A minority government by another name

A minority government by another name

Con Majority

Alastair Meeks asks how could David Cameron deal with a party within a party?

David Cameron has had a cabal of fierce critics on the Conservative backbenches conspiring against him almost since the moment he became party leader.  In the new Parliament, the cabal has re-emerged and, emboldened by a small Conservative majority in the House of Commons, has periodically pounced to undermine their leadership’s plans on tax credit cuts, Sunday trading and benefit cuts, among other things.  The referendum campaign has brought a new focus to long standing tensions within the Conservative party, with Conservative MPs on either side attacking their fellow Conservatives with gusto.  The bonds of loyalty at a party level are being weakened in some cases and in some cases on the Leave side those bonds are in danger of being replaced with bonds to a much narrower grouping.

A party within a party has not yet formed but the danger is real.  The Conservative majority is currently 12.  A rightwing para-party within the Conservatives would command far more than this number.  If it formed, we would effectively have a minority government with supply and confidence support from a para-party that would dearly love to oust the current Conservative leadership.

Does this matter?  After all, the Conservatives have nearly 100 more seats than Labour.  Well yes it does.  Look at the make-up of the House of Commons:

Cons 331 (including Speaker)

Lab 232*

SNP 56*

Lib Dems 8

DUP 8

Sinn Fein 4

Plaid Cymru 3

SDLP 3

UUP 2

Greens 1

UKIP 1

Independent 1

*Includes MPs who have had the whip suspended

Let’s say that 30 Conservative MPs formed a para-party.  What are David Cameron’s options for ensuring that they cannot hold him to ransom?  The answer is: not very good.  The rest of Parliament is unusually uniformly lined up against him.  So finding new allies would be very tough going.

Labour of course are the Conservatives’ real enemy.  But Labour find themselves in competitive opposition with the SNP, who are anxious to show Scots that they are more effective at confronting the Tories.  There is not the slightest chance of David Cameron getting help from that quarter.

In a different way, the Lib Dems are also in competitive opposition with Labour.  They are anxious to show, post-coalition, as much distance from the Conservatives as possible.  Co-operation would be on the most limited of bases and on very specific topics.  Anyway, there are only eight of them.

Of the smaller parties, Sinn Fein don’t turn up, Plaid Cymru and the Greens are like-minded with the SNP and the SDLP is like-minded with Labour.  Lady Sylvia Hermon is independent but much more pro-Labour than pro-Conservative.  David Cameron can forget about help from any of them.

The UUP are a more hopeful prospect for support.  The Conservatives have a Nobel Prize winner in their ranks in the House of Lords – David Trimble, who hopped across from the UUP in 2007.  So David Cameron can hope for help there.  But they have only 2 MPs.

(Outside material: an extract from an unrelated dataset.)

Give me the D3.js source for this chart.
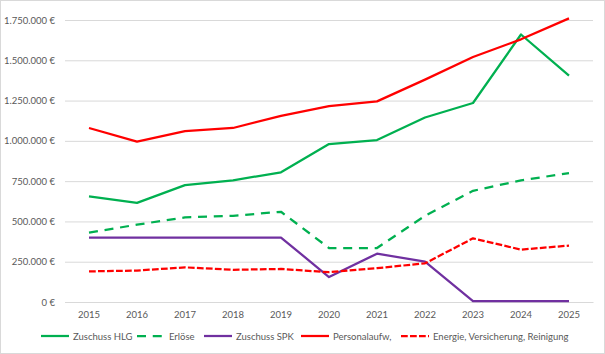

That leaves the DUP and UKIP.  UKIP’s MP, Douglas Carswell, is really an independent clad in purple, but his dislike of David Cameron is evidently intense, judging from his twitter feed.  The DUP come from the same ideological stream as the putative para-party – opposition to gay marriage, socially conservative, keen on populist spending for their client base.  They are far more likely to ally with the para-party than David Cameron’s Conservatives.

We don’t need to get into precise numbers to see that if the Conservative rightwing para-party commanded 30 or so Conservative MPs, David Cameron would be beholden to them on the current Parliamentary groupings.  They could wield a lot of power.

Is there anything that he could do to break a para-party’s grip over him?  Candidly, even the remoter options don’t look good.  His best remaining option to marginalise their influence is to hope for the Labour party also to splinter.  If he were able to make a generous and open offer to Blairite MPs, offering them substantial concessions on policy, he might hope for their support.  But the experience of the Lib Dems is very fresh in all politicians’ minds and the Blairites, even if they were minded to break with the rest of Labour, would need more than that.  Unless they were themselves hard-pressed, I’d expect them to be looking for a no-compete agreement at the next election so that they did not find themselves devoured by their erstwhile allies in the same way as Nick Clegg’s troops.

We’re starting to get into the realms of political novels now.  And that’s my point.  Coming back from flights of fancy, if the Conservative party fractures into smaller blocks, David Cameron will face agonising problems of party management.  He’s always been poor at that and he is unlikely to start getting better once he’s alienated large numbers of his MPs over the referendum campaign.  So his best practical option is to stop the blocks forming in the first place.  That may be easier said than done.  His retirement announcement may after all have been very well-timed.